Nas falhas consideradas mais graves pela CET, que deveriam ter um reparo em até duas horas, o índice de atraso foi ainda maior: 47%.

 

A CET, entretanto, considera que a comparação dos prazos não é correta e que as promessas foram mal interpretadas. Diz que os tempos previstos seriam para chegar ao local, e não para solucioná-los.

Quando se observam as falhas de média e baixa gravidade (que têm prazos de 12 horas e 24 horas), percebe-se que em pelo menos 25 vezes os atrasos superaram um mês.

A maior espera por uma solução no período foi de 61 dias, intervalo em que a fechadura do computador que controla o semáforo da esquina da rua Thomas Carvalhal com a avenida Bernardino de Campos, no Paraíso, esteve quebrada. 

A falha não afeta o funcionamento do dispositivo, mas o deixa vulnerável a atos de vandalismo e às chuvas na cidade.

Em outro caso, uma das três luzes do semáforo da rua Inhambu, em Moema (zona sul), ficou 37 dias quebrada.

O campeão de falhas e consertos, porém, está na praça Pedro Corazza, entroncamento das movimentadas avenidas Marquês de São Vicente, Ermano Marchetti, Comendador Martinelli e Santa Marina, na zona oeste. Nos seis meses analisados, os semáforos quebraram 30 vezes.

Dono de uma banca de jornais na praça, Joaquim da Silva, 66, diz que, em dias de semáforo quebrado, a região fica ainda mais engarrafada do que de costume. "É buzinaço para tudo que é lado. Aí a CET tem que mandar três equipes, fica uma de cada lado da praça tentando arrumar o trânsito."

A CET diz que não há prazo máximo para solucionar uma falha em semáforo e que os limites estabelecidos são para chegar ao local do problema. Essa interpretação do contrato é favorável às prestadoras de serviço, que têm mais tempo para corrigir os defeitos.

O que ocorre é que as contratadas, em vez de respeitarem os prazos do contrato, acabam recorrendo a outra cláusula que diz que, em caso de falhas mais complexas, é possível estender o limite de tempo para que o semáforo volte a funcionar, desde que seja apresentada uma justificativa para a chefia da CET.

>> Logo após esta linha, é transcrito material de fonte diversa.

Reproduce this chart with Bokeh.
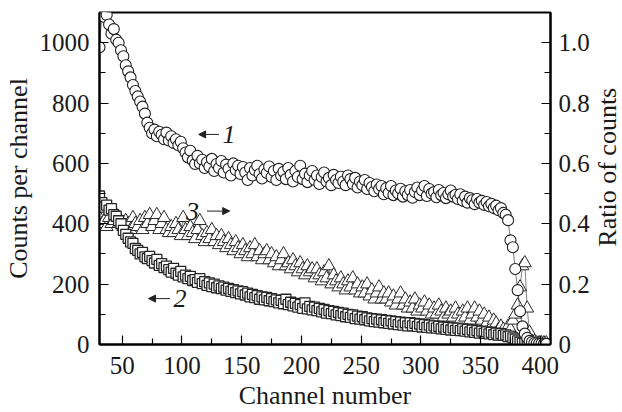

"O que a gente impõe às empresas é que elas cheguem ao local em duas horas [para os casos considerados mais graves]", afirma Milton Persoli, presidente da CET.

A companhia diz que sempre deixou pública a informação de que os prazos serviam para que as empresas chegassem aos semáforos quebrados, e não para arrumá-los.

A CET diz que nos defeitos mais graves, que colocam o trânsito em risco, as empresas cumpriram 100% dos prazos para chegar aos locais com problema. A companhia argumenta ainda que prioriza a emissão de ordens de serviço dos casos mais graves.

Segundo o presidente da CET, caso as empresas cheguem aos locais com atraso, elas serão multadas.

Segundo a companhia, até fevereiro deste ano, foram emitidas 30 multas às contratadas. A Folha contabilizou mais de 4.000 casos que poderiam ser classificados como atrasos.

No anúncio do contrato, assinado em agosto de 2017, a multa por demora no reparo das falhas foi celebrada pela gestão tucana como um grande avanço do contrato vigente se comparado aos anteriores.

Doria assumiu a prefeitura sem um contrato de manutenção dos equipamentos —que venceu no fim da gestão Fernando Haddad (PT). A administração negociou com prestadoras um prolongamento de garantia dos serviços prestados no ano anterior, o que durou cerca de três meses.

Depois disso, o que se viu foi um apagão nos semáforos da cidade. A CET improvisava colocando cavaletes e cones nos cruzamentos onde a sinalização não estava funcionando.

Enquanto isso, a prefeitura corria para aprontar um novo contrato que duraria um ano. A primeira tentativa de licitação foi questionada pelo Tribunal de Contas do Município. A segunda avançou, mas foi questionada na Justiça. Um desembargador disse que a concorrência tinha indícios de direcionamento. A empresa que acionou a Justiça desistiu do processo, alegando não ter mais interesse no serviço.

As vencedoras da licitação (Arc e os consórcios liderados por Serttel e Meng) eram as antigas prestadoras do serviço. Procuradas pela Folha, as duas primeiras não se manifestaram. Já a Meng diz que 8% de suas falhas graves não foram solucionadas em duas horas, mas que os casos foram justificados à CET.
O engenheiro de trânsito Luis Vilanova diz que a modernização dos semáforos serviria para agilizar os reparos.

"Já estamos atrasados para adotarmos essa medida. Se centralizar toda a rede, é possível monitorar os semáforos na rua em tempo real", disse.

A CET estuda criar uma PPP (parceria público-privada) para fazer a troca de semáforos da cidade, há décadas defasados. Resta saber como as empresas lucrarão com o modelo. A companhia já até pediu que a iniciativa privada encaminhe suas ideias.